The problem now is that if you're seeing those roller marks coat after coat of paint, they must be really thick. Even sanding won't help remove the marks without damaging the wall. You may be looking at skim coating as a solution........


----------



## Tkfen (Apr 24, 2017)

1. I've tried a few different techniques like up and down the entire wall, small sections, the "W" pattern and all have come out with the same result. It almost look so patchy to me and not straight lines from the roller. 

2. I'm using a Purdy Dove roller, unsure about the frame 

3. CIL is a Canadian paint, I'm posting from Toronto Canada, the can says it is a flat interior paint, CIL 2 in 1 Premium paint

I'm trying to post links of photos but the forum is saying I must have a post to post links


----------



## Tkfen (Apr 24, 2017)

http://s1064.photobucket.com/user/tiffanyy069/media/IMG_9073_zpsy4pt7gx5.jpg.html


----------



## Tkfen (Apr 24, 2017)

This is before the primer
http://s1064.photobucket.com/user/tiffanyy069/media/IMG_9051_zpsrweq0nzv.jpg.html

After the primer (no paint applied yet)
http://s1064.photobucket.com/user/tiffanyy069/media/IMG_9073_zpsy4pt7gx5.jpg.html


----------



## Gymschu (Dec 12, 2010)

Remember, 123 primer has a slight sheen to it. One coat of flat over top of that will leave "dead spots", spots that were missed with the first coat. 99% of the time, that 2nd coat evens things out (especially flat paint) and your wall looks uniform.

I see technique issues. You really need to load that sucker up with paint. Roll from dry INTO the wet paint. In some areas it appears that you rolled back over some areas that were starting to dry. When you do that, you actually pull paint off the surface creating dead spots.

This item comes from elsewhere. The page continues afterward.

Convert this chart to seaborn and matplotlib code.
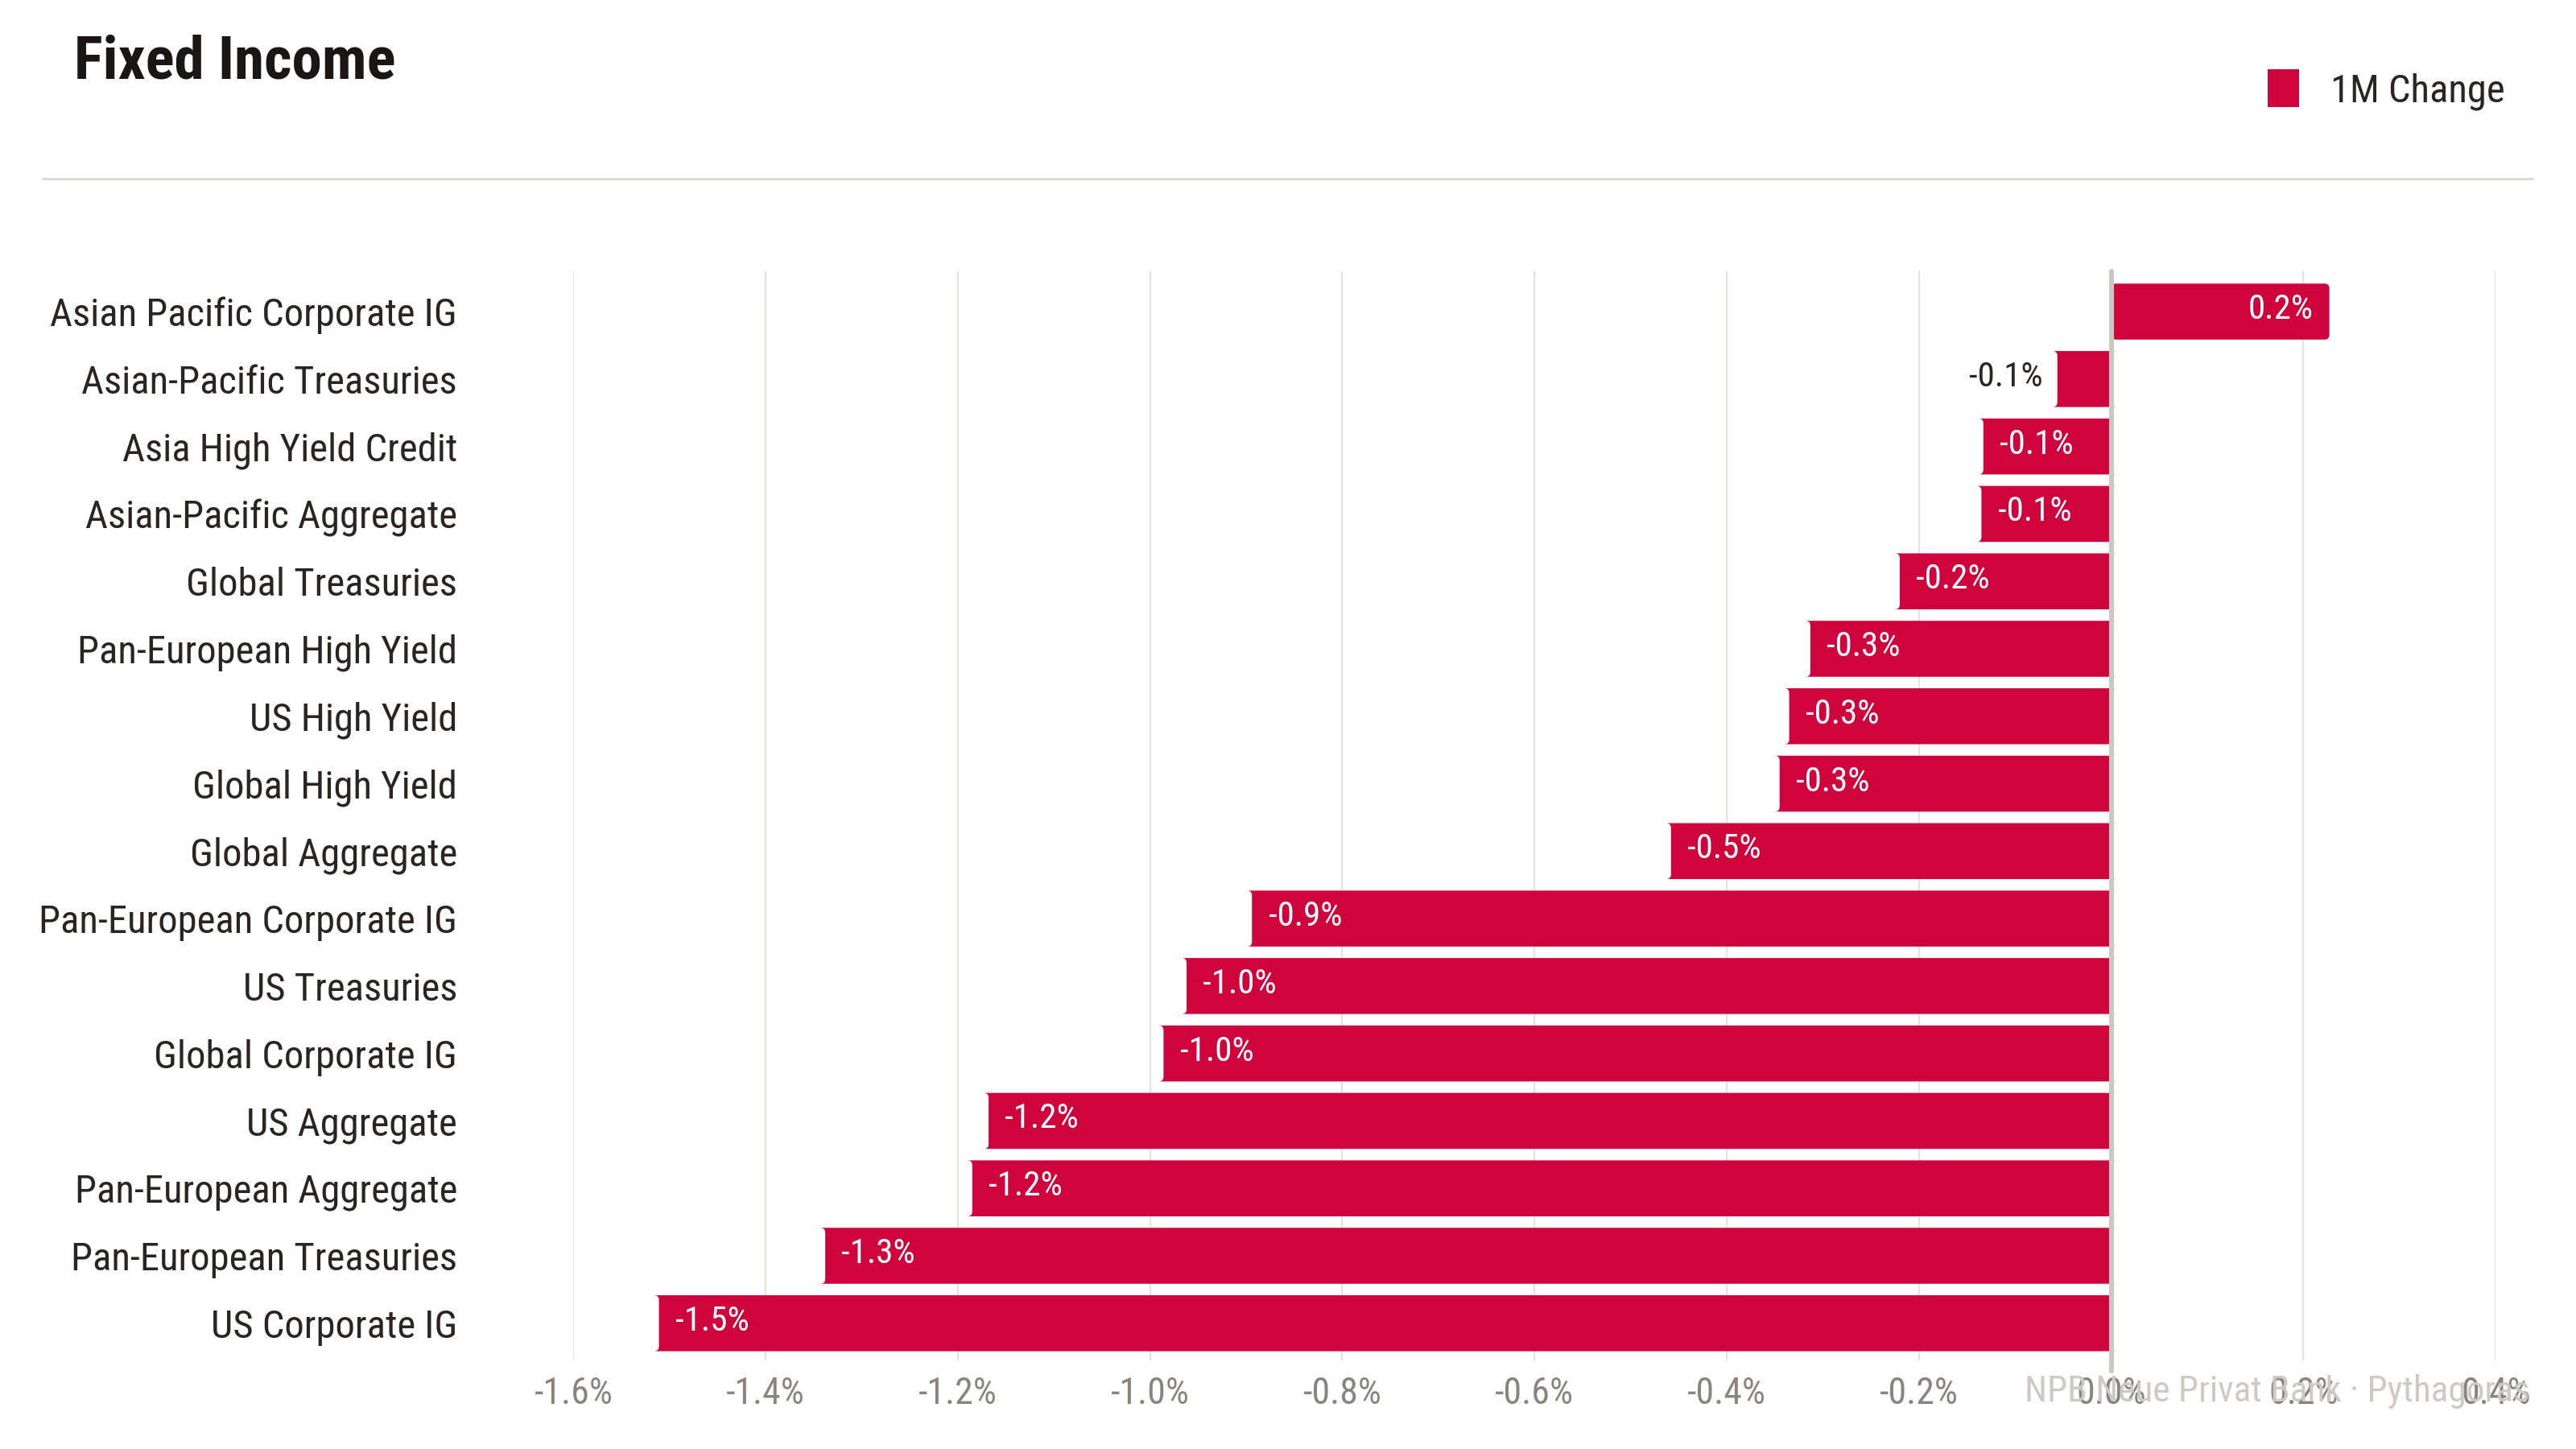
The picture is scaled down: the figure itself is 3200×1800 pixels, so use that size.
import matplotlib
matplotlib.use("Agg")
import matplotlib.pyplot as plt
from matplotlib import font_manager
from matplotlib.patches import FancyBboxPatch, Patch
import seaborn as sns
import pandas as pd

categories = [
    "Asian Pacific Corporate IG",
    "Asian-Pacific Treasuries",
    "Asia High Yield Credit",
    "Asian-Pacific Aggregate",
    "Global Treasuries",
    "Pan-European High Yield",
    "US High Yield",
    "Global High Yield",
    "Global Aggregate",
    "Pan-European Corporate IG",
    "US Treasuries",
    "Global Corporate IG",
    "US Aggregate",
    "Pan-European Aggregate",
    "Pan-European Treasuries",
    "US Corporate IG",
]
change_1m = [0.227, -0.056, -0.133, -0.135, -0.22, -0.313, -0.335, -0.345,
             -0.458, -0.894, -0.962, -0.986, -1.168, -1.185, -1.338, -1.511]
x_ticks = [-1.6, -1.4, -1.2, -1.0, -0.8, -0.6, -0.4, -0.2, 0.0, 0.2, 0.4]

RED = "#d0043c"
DARK = "#2a2522"
TICK = "#8a847e"
GRID = "#e6e3df"

sns.set_style("white")
# pick a narrow font if one is installed
installed = {f.name for f in font_manager.fontManager.ttflist}
prefs = ["Roboto Condensed", "Liberation Sans Narrow", "DejaVu Sans Condensed",
         "Open Sans Condensed", "Roboto"]
narrow = next((f for f in prefs if f in installed), "DejaVu Sans")
plt.rcParams["font.family"] = [narrow, "DejaVu Sans"]

df = pd.DataFrame({"category": categories, "change": change_1m})

fig = plt.figure(figsize=(16, 9), dpi=200)
ax = fig.add_axes([0.2226, 0.0612, 0.7462, 0.7517])

sns.barplot(data=df, x="change", y="category", orient="h", color=RED,
            width=0.83, saturation=1, ax=ax, zorder=2)

ax.set_xlim(-1.6, 0.4)
ax.set_ylim(15.55, -0.6)

# rounded corners on the bars
pos = ax.get_position()
px_x = pos.width * 3200 / 2.0
px_y = pos.height * 1800 / 16.15
r_px = 6
for p in list(ax.patches):
    bb = p.get_bbox()
    rb = FancyBboxPatch((bb.x0, bb.y0), bb.width, bb.height,
                        boxstyle=f"round,pad=0,rounding_size={r_px / px_x}",
                        mutation_aspect=px_x / px_y,
                        facecolor=RED, edgecolor="none", zorder=2)
    p.remove()
    ax.add_patch(rb)

# value labels
for i, v in enumerate(change_1m):
    txt = f"{v:.1f}%"
    if v >= 0:
        ax.text(v - 0.017, i - 0.03, txt, ha="right", va="center",
                color="white", fontsize=15.5, zorder=3)
    elif abs(v) < 0.1:
        ax.text(v - 0.015, i - 0.03, txt, ha="right", va="center",
                color=DARK, fontsize=15.5, zorder=3)
    else:
        ax.text(v + 0.017, i - 0.03, txt, ha="left", va="center",
                color="white", fontsize=15.5, zorder=3)

ax.set_xticks(x_ticks)
ax.set_xticklabels([f"{t:.1f}%" for t in x_ticks])
ax.grid(axis="x", color=GRID, linewidth=0.8, zorder=0)
ax.grid(axis="y", visible=False)
ax.axvline(0, color="#cbc7c2", linewidth=2.2, zorder=2.5,
           ymin=-0.01, ymax=1, clip_on=False)
for s in ax.spines.values():
    s.set_visible(False)
ax.tick_params(axis="x", length=0, pad=7, labelsize=16.5, labelcolor=TICK)
ax.tick_params(axis="y", length=0, pad=52, labelsize=17.5, labelcolor=DARK)
ax.set_xlabel("")
ax.set_ylabel("")

# title, separator, legend, source
fig.text(0.0287, 0.957, "Fixed Income", fontsize=27, fontweight="bold",
         color="#1a1614", ha="left", va="center")
fig.add_artist(plt.Line2D([0.0166, 0.983], [0.8764, 0.8764],
                          color="#dcd9d5", linewidth=1.1))
fig.legend(handles=[Patch(facecolor=RED, edgecolor="none")],
           labels=["1M Change"], loc="center right",
           bbox_to_anchor=(0.986, 0.938), frameon=False, fontsize=17.5,
           handlelength=0.8, handleheight=1.1, handletextpad=0.8,
           labelcolor=DARK)
fig.text(0.982, 0.0397, "NPB Neue Privat Bank · Pythagoras", fontsize=16.3,
         color="#cdc9c4", ha="right", va="center")

fig.savefig("out.png", dpi=200)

Another thing I see is poor drywall work. I see a seam, maybe two that look like they didn't get enough mud when the place was built and there is a slight indentation. Your roller didn't get into those lower spots and that, too, created dead spots. Forget the "W" technique, it just makes a mess of things. Up and down, move over 2 feet, up and down, rolling from the dry into the wet........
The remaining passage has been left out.